Gelombang demokratisasi ini merupakan agenda perubahan politik paling menyolok akhir abad 20. Samuel Huntington, sebagai ilmuwan politik terkemuka akhir abad ini berpendapat dalam tulisannya di rubrik “gelombang demokratisasi ketiga” (1974-1990), Huntington berhasil merekam 62 kasus transisi sistem negara dari otoritarianisme menuju demokrasi secara global dari Portugal (1974) yang kemudian menyusur ke negara-negara lain di Eropa Selatan, Amerika Latin, Afrika, Asia Timur dan Eropa Timur. Sehingga Francis Fukuyama secara tegas menyebutnya sebagai "berakhirnya sejarah" (the end of history), yakni titik final dari evolusi ideologis umat manusia dan bentuk pamungkas pemerintahan manusia. Gelombang demokratisasi baru ini menandai kemenangan pandangan neoliberal yang sejak lama menghendaki peran negara secara minimal, dan sekaligus kemenangan pasar dan swasta .

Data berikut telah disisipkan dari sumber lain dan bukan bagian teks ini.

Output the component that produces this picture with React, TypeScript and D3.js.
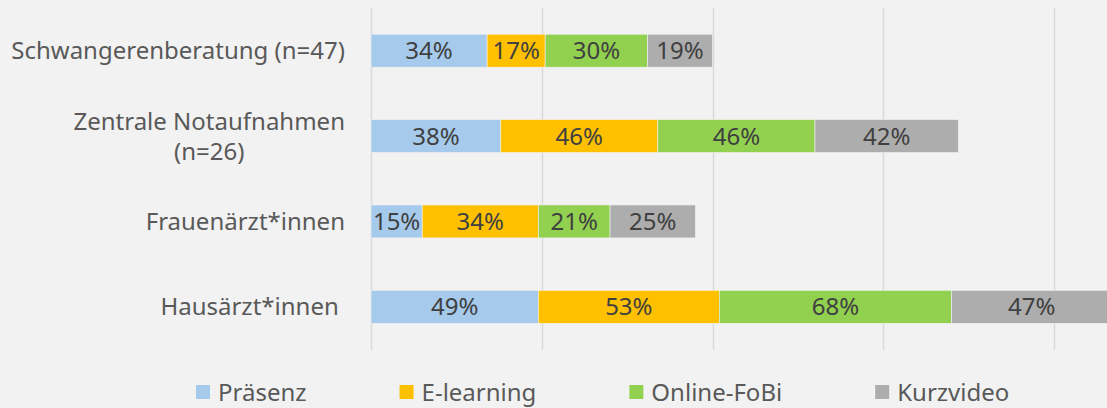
import React, { useEffect, useRef } from "react";
import * as d3 from "d3";

const categories = [
  ["Schwangerenberatung (n=47)"],
  ["Zentrale Notaufnahmen", "(n=26)"],
  ["Frauenärzt*innen"],
  ["Hausärzt*innen "],
];
const seriesNames = ["Präsenz", "E-learning", "Online-FoBi", "Kurzvideo"];
const praesenz = [34, 38, 15, 49];
const eLearning = [17, 46, 34, 53];
const onlineFoBi = [30, 46, 21, 68];
const kurzvideo = [19, 42, 25, 47];
const xTicks = [0, 50, 100, 150, 200];
const colors = ["#A6CAEC", "#FFC000", "#92D050", "#ADADAD"];

const W = 1107;
const H = 408;
const FONT = "'Noto Sans', 'Open Sans', sans-serif";
const FS = 24;

export default function App() {
  const ref = useRef<SVGSVGElement | null>(null);

  useEffect(() => {
    const svg = d3.select(ref.current);
    svg.selectAll("*").remove();
    const series = [praesenz, eLearning, onlineFoBi, kurzvideo];

    const x = d3.scaleLinear().domain([0, 200]).range([371, 1054]);
    const y = d3
      .scaleBand<number>()
      .domain(categories.map((_, i) => i))
      .range([8, 349.5])
      .paddingInner(0.614)
      .paddingOuter(0.307);

    svg.append("rect").attr("width", W).attr("height", H).attr("fill", "#F2F2F2");

    // gridlines
    svg
      .append("g")
      .selectAll("line")
      .data(xTicks)
      .join("line")
      .attr("x1", (d) => Math.round(x(d)) + 0.5)
      .attr("x2", (d) => Math.round(x(d)) + 0.5)
      .attr("y1", 8)
      .attr("y2", 350)
      .attr("stroke", "#D9D9D9")
      .attr("stroke-width", 1.5);

    // bars
    const gBars = svg.append("g");
    categories.forEach((_, ci) => {
      let acc = 0;
      series.forEach((s, si) => {
        const v = s[ci];
        const x0 = x(acc);
        const x1 = x(acc + v);
        gBars
          .append("rect")
          .attr("x", x0)
          .attr("y", y(ci)!)
          .attr("width", x1 - x0)
          .attr("height", y.bandwidth())
          .attr("fill", colors[si])
          .attr("stroke", "#F2F2F2")
          .attr("stroke-width", 0.6);
        gBars
          .append("text")
          .attr("x", (x0 + x1) / 2)
          .attr("y", y(ci)! + y.bandwidth() / 2)
          .attr("dy", "0.36em")
          .attr("text-anchor", "middle")
          .attr("font-family", FONT)
          .attr("font-size", FS)
          .attr("fill", "#404040")
          .text(`${v}%`);
        acc += v;
      });
    });

    // category labels
    const gCat = svg.append("g");
    const lineH = 30;
    categories.forEach((lines, ci) => {
      const t = gCat
        .append("text")
        .attr("font-family", FONT)
        .attr("font-size", FS)
        .attr("fill", "#595959")
        .attr("text-anchor", "middle")
        .style("white-space", "pre");
      const cy = y(ci)! + y.bandwidth() / 2;
      const n = lines.length;
      lines.forEach((l, li) => {
        t.append("tspan")
          .attr("y", cy + (li - (n - 1) / 2) * lineH)
          .attr("dy", "0.36em")
          .text(l);
      });
      let maxW = 0;
      t.selectAll<SVGTSpanElement, unknown>("tspan").each(function () {
        maxW = Math.max(maxW, this.getComputedTextLength());
      });
      t.selectAll("tspan").attr("x", 345 - maxW / 2);
    });

    // legend
    const gLeg = svg.append("g");
    let lx = 196;
    seriesNames.forEach((name, i) => {
      gLeg
        .append("rect")
        .attr("x", lx)
        .attr("y", 385)
        .attr("width", 14)
        .attr("height", 14)
        .attr("fill", colors[i]);
      const t = gLeg
        .append("text")
        .attr("x", lx + 22)
        .attr("y", 392)
        .attr("dy", "0.36em")
        .attr("font-family", FONT)
        .attr("font-size", FS)
        .attr("fill", "#595959")
        .text(name);
      const w = (t.node() as SVGTextElement).getComputedTextLength();
      lx = lx + 22 + w + 93;
    });
  }, []);

  return (
    <div style={{ position: "absolute", left: 0, top: 0 }}>
      <svg ref={ref} width={W} height={H} style={{ display: "block" }} />
    </div>
  );
}
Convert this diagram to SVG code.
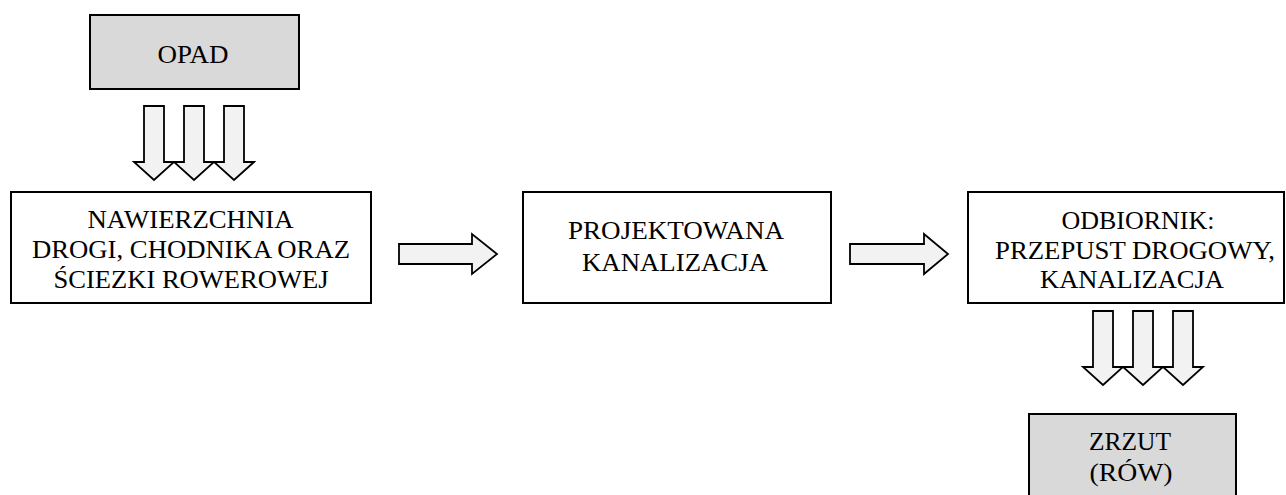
<svg xmlns="http://www.w3.org/2000/svg" width="1286" height="495" viewBox="0 0 1286 495" font-family="Liberation Serif, Times New Roman, serif" font-size="25" text-anchor="middle">
<style>
.box{fill:#ffffff;stroke:#000;stroke-width:2}
.grey{fill:#d9d9d9;stroke:#000;stroke-width:2}
.arr{fill:#f2f2f2;stroke:#000;stroke-width:1.8;stroke-linejoin:miter}
.t{fill:#000}
</style>
<defs>
<polygon id="down" class="arr" points="-10,0 10,0 10,56 20,56 0,74 -20,56 -10,56"/>
</defs>
<g id="opad">
<rect class="grey" x="90" y="15" width="209" height="74"/>
<text class="t" x="193" y="63" textLength="71" lengthAdjust="spacingAndGlyphs">OPAD</text>
</g>
<g id="nawierzchnia">
<rect class="box" x="11" y="192" width="360" height="111"/>
<text class="t" x="190.5" y="228" textLength="206" lengthAdjust="spacingAndGlyphs">NAWIERZCHNIA</text>
<text class="t" x="191" y="258" textLength="318" lengthAdjust="spacingAndGlyphs">DROGI, CHODNIKA ORAZ</text>
<text class="t" x="191" y="288" textLength="275" lengthAdjust="spacingAndGlyphs">ŚCIEZKI ROWEROWEJ</text>
</g>
<g id="kanalizacja">
<rect class="box" x="523" y="192" width="308" height="111"/>
<text class="t" x="676" y="239" textLength="216" lengthAdjust="spacingAndGlyphs">PROJEKTOWANA</text>
<text class="t" x="675" y="271" textLength="186" lengthAdjust="spacingAndGlyphs">KANALIZACJA</text>
</g>
<g id="odbiornik">
<rect class="box" x="968" y="192" width="316" height="111"/>
<text class="t" x="1138" y="229" textLength="153" lengthAdjust="spacingAndGlyphs">ODBIORNIK:</text>
<text class="t" x="1135" y="259" textLength="280" lengthAdjust="spacingAndGlyphs">PRZEPUST DROGOWY,</text>
<text class="t" x="1132" y="288" textLength="184" lengthAdjust="spacingAndGlyphs">KANALIZACJA</text>
</g>
<g id="zrzut">
<rect class="grey" x="1029" y="414" width="207" height="100"/>
<text class="t" x="1130" y="450" textLength="82" lengthAdjust="spacingAndGlyphs">ZRZUT</text>
<text class="t" x="1131" y="481" textLength="83" lengthAdjust="spacingAndGlyphs">(RÓW)</text>
</g>
<g id="connectors">
<use href="#down" x="154" y="106"/>
<use href="#down" x="194" y="106"/>
<use href="#down" x="234" y="106"/>
<polygon class="arr" points="399,244 472,244 472,234 497,254 472,274 472,264 399,264"/>
<polygon class="arr" points="850,244 924,244 924,234 948,254 924,274 924,264 850,264"/>
<use href="#down" x="1103" y="311"/>
<use href="#down" x="1143" y="311"/>
<use href="#down" x="1183" y="311"/>
</g>
</svg>
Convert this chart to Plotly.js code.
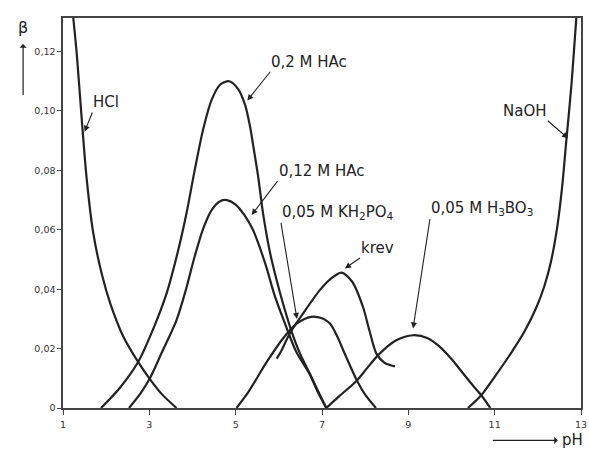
<!DOCTYPE html>
<html>
<head>
<meta charset="utf-8">
<script src="https://cdn.plot.ly/plotly-3.0.1.min.js"></script>
<style>html,body{margin:0;padding:0;background:#fff;}#chart{width:589px;height:451px;}</style>
</head>
<body>
<div id="chart"></div>
<script>
// ---- data (pH vs buffer capacity beta) ----
const hclPH   = [1.22, 1.32, 1.43, 1.55, 1.70, 1.90, 2.10, 2.40, 2.74, 3.00, 3.30, 3.63];
const hclB    = [0.134, 0.119, 0.098, 0.077, 0.059, 0.045, 0.035, 0.024, 0.0155, 0.010, 0.0045, 0.0];

const hac2PH  = [1.88, 2.30, 2.74, 3.10, 3.40, 3.65, 3.86, 4.05, 4.25, 4.45, 4.65, 4.85, 5.05, 5.22, 5.33, 5.41, 5.52, 5.64, 5.80, 5.95, 6.10, 6.29, 6.50, 6.72, 6.90, 7.10];
const hac2B   = [0.0, 0.0065, 0.0155, 0.027, 0.0386, 0.052, 0.0655, 0.080, 0.094, 0.104, 0.109, 0.110, 0.1075, 0.102, 0.095, 0.088, 0.078, 0.065, 0.052, 0.043, 0.035, 0.026, 0.018, 0.0115, 0.006, 0.0];

const hac12PH = [2.53, 2.80, 3.01, 3.30, 3.63, 3.85, 4.05, 4.25, 4.45, 4.65, 4.80, 5.00, 5.20, 5.40, 5.56, 5.72, 5.90, 6.18, 6.40, 6.72, 6.90, 7.10];
const hac12B  = [0.0, 0.005, 0.0099, 0.019, 0.0296, 0.040, 0.051, 0.0605, 0.0668, 0.0697, 0.070, 0.0685, 0.065, 0.060, 0.054, 0.047, 0.038, 0.027, 0.019, 0.0112, 0.0055, 0.0];

const phosPH  = [5.02, 5.30, 5.72, 6.10, 6.42, 6.75, 7.00, 7.18, 7.34, 7.55, 7.80, 8.00, 8.25];
const phosB   = [0.0, 0.0055, 0.0155, 0.0235, 0.0285, 0.0307, 0.0302, 0.0285, 0.0245, 0.0175, 0.0095, 0.0045, 0.0];

const krevPH  = [5.95, 6.05, 6.25, 6.56, 6.95, 7.20, 7.45, 7.70, 7.95, 8.10, 8.26, 8.45, 8.69];
const krevB   = [0.0166, 0.019, 0.025, 0.0318, 0.0397, 0.0435, 0.0456, 0.0425, 0.034, 0.026, 0.0183, 0.0152, 0.014];

const borPH   = [7.10, 7.40, 7.80, 8.05, 8.30, 8.72, 9.11, 9.45, 9.73, 10.00, 10.27, 10.50, 10.69, 10.90];
const borB    = [0.0, 0.004, 0.0091, 0.0135, 0.0178, 0.0228, 0.0245, 0.0235, 0.0206, 0.0165, 0.0116, 0.0075, 0.0043, 0.0];

const naohPH  = [10.38, 10.69, 11.00, 11.42, 11.70, 11.97, 12.15, 12.30, 12.45, 12.56, 12.66, 12.78, 12.89, 12.94];
const naohB   = [0.0, 0.0043, 0.0105, 0.0194, 0.026, 0.034, 0.041, 0.049, 0.061, 0.074, 0.090, 0.109, 0.131, 0.140];

const xTickVals = [1, 3, 5, 7, 9, 11, 13];
const xTickText = ['1', '3', '5', '7', '9', '11', '13'];
const yTickVals = [0, 0.02, 0.04, 0.06, 0.08, 0.10, 0.12];
const yTickText = ['0', '0,02', '0,04', '0,06', '0,08', '0,10', '0,12'];

const seriesNames = ['HCl', '0,2 M HAc', '0,12 M HAc', '0,05 M KH<sub>2</sub>PO<sub>4</sub>', 'krev', '0,05 M H<sub>3</sub>BO<sub>3</sub>', 'NaOH'];
const xTitle = 'pH';
const yTitle = 'β';

// ---- drawing ----
const FONT = '"DejaVu Sans", "Liberation Sans", sans-serif';
const INK = '#222';
const curveLine = {color: INK, width: 2.2, shape: 'spline', smoothing: 0.8};

const xs = [hclPH, hac2PH, hac12PH, phosPH, krevPH, borPH, naohPH];
const ys = [hclB, hac2B, hac12B, phosB, krevB, borB, naohB];
const traces = xs.map((x, i) => ({
  type: 'scatter', mode: 'lines', x: x, y: ys[i], name: seriesNames[i],
  line: curveLine, hoverinfo: 'skip', cliponaxis: true
}));

const labFont = {family: FONT, size: 15, color: INK};
// label text sits at the arrow tail (ax, ay); arrow points to (x, y) on the curve
function callout(text, x, y, ax, ay, xanchor, yanchor) {
  return {text: text, x: x, y: y, ax: ax, ay: ay, xref: 'x', yref: 'y', axref: 'x', ayref: 'y',
          xanchor: xanchor, yanchor: yanchor, font: labFont, borderpad: 0,
          showarrow: true, arrowhead: 2, arrowsize: 1.1, arrowwidth: 1.1, arrowcolor: INK};
}

const annotations = [
  callout(seriesNames[0], 1.50, 0.093, 1.68, 0.0995, 'left', 'bottom'),
  callout(seriesNames[1], 5.27, 0.1035, 5.80, 0.1132, 'left', 'bottom'),
  callout(seriesNames[2], 5.37, 0.0650, 5.97, 0.0764, 'left', 'bottom'),
  callout(seriesNames[3], 6.42, 0.0300, 6.05, 0.0623, 'left', 'bottom'),
  callout(seriesNames[4], 7.53, 0.0470, 7.88, 0.0505, 'left', 'bottom'),
  callout(seriesNames[5], 9.11, 0.0268, 9.50, 0.0636, 'left', 'bottom'),
  callout(seriesNames[6], 12.70, 0.0908, 12.23, 0.0967, 'right', 'bottom'),
  // axis symbols with arrows (arrowhead drawn next to the symbol)
  {text: yTitle, xref: 'paper', yref: 'paper', x: -0.077, y: 0.8024, ax: 0, ay: -68,
   font: {family: FONT, size: 16, color: INK},
   showarrow: true, arrowside: 'start', arrowhead: 2, arrowsize: 1.1, arrowwidth: 1.2,
   arrowcolor: INK, startstandoff: 6},
  {text: xTitle, xref: 'paper', yref: 'paper', x: 0.8298, y: -0.083, ax: 80, ay: 0,
   font: {family: FONT, size: 15, color: INK},
   showarrow: true, arrowside: 'start', arrowhead: 2, arrowsize: 1.1, arrowwidth: 1.2,
   arrowcolor: INK, startstandoff: 3}
];

const layout = {
  width: 589, height: 451,
  margin: {l: 63, r: 8, t: 18, b: 43},
  paper_bgcolor: '#fff', plot_bgcolor: '#fff',
  showlegend: false,
  xaxis: {
    range: [1, 13], tickmode: 'array', tickvals: xTickVals, ticktext: xTickText,
    showgrid: false, zeroline: false, showline: true, mirror: true,
    linecolor: '#444', linewidth: 1.6, ticks: 'outside', ticklen: 5, tickcolor: '#444',
    tickfont: {family: FONT, size: 9.5, color: '#333'}, ticklabelstandoff: 2
  },
  yaxis: {
    range: [0, 0.1313], tickmode: 'array', tickvals: yTickVals, ticktext: yTickText,
    showgrid: false, zeroline: false, showline: true, mirror: true,
    linecolor: '#444', linewidth: 1.6, ticks: 'outside', ticklen: 4, tickcolor: '#444',
    tickfont: {family: FONT, size: 9.5, color: '#333'}
  },
  annotations: annotations
};

Plotly.newPlot('chart', traces, layout, {staticPlot: true, displayModeBar: false});
</script>
</body>
</html>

Mantera Demokrasi dan mantera Globalisasi memang menjadi pasangan serasi di jaman modern ini. Dengan mantera ini, banyak hal diamini, ditoleransi dan dibenarkan. Tapi, di antara banyak hal itu, penindasan dan penghisapanlah yang utama. Karena sebenarnya secara esensial tidak ada yang berubah. Perubahan itu justru terjadi secara artifisial. Ya, itulah wajah demokrasi sekarang, sebagaimana sebuah pemikiran yang terus berkembang, operasionalnya terus berkreasi. Adaptif dengan kepentingan kapitalis global sekaligus kuratif terhadap ekses destruktif kapitalisme.
PERMAINAN BARU DEMOKRASI
Menguatnya paham neoliberal pada dekade 1980-an mendorong munculnya cara pandang baru terhadap pemerintah. Pemerintah dimaknai bukan sebagai solusi terhadap problem yang dihadapi, melainkan justru sebagai akar masalah krisis. Karena itu pada masa ini berkembang pesat “penyesuaian struktural”, yang lahir dalam bentuk deregulasi, debirokratisasi, privatisasi, pelayanan publik berorientasi pasar. Tata pemerintahan yang demokratis maupun konsep-konsep sejenis (seperti good governance, desentralisasi, deregulasi, debirokratisasi, reinventing government, mewirausahakan birokrasi, dan lain-lain) menjadi komoditas wacana publik yang sangat populer.
a) Konsep Civil Society
Salah satu perkembangan teori tentang demokrasi dalam ilmu politik kontemporer yakni masyarakat civil (civil society). Neera Chandoke pernah menulis dengan tegas dalam bukunya State and Civil Society: Explorations in Political Theory; bahwa negara yang demokratis adalah negara yang tidak hanya dibatasi oleh konstitusi dan institusi semisal parlemen, partai politik dan semisalnya, tetapi juga kehidupan asosiasional yang berlangsung dalam sebuah ruang yang melampaui cakupan negara yakni masyarakat sipil. Karena itu masyarakat sipil menjadi leitmotif bagi masyarakat yang berjuang mewujudkan demokrasi .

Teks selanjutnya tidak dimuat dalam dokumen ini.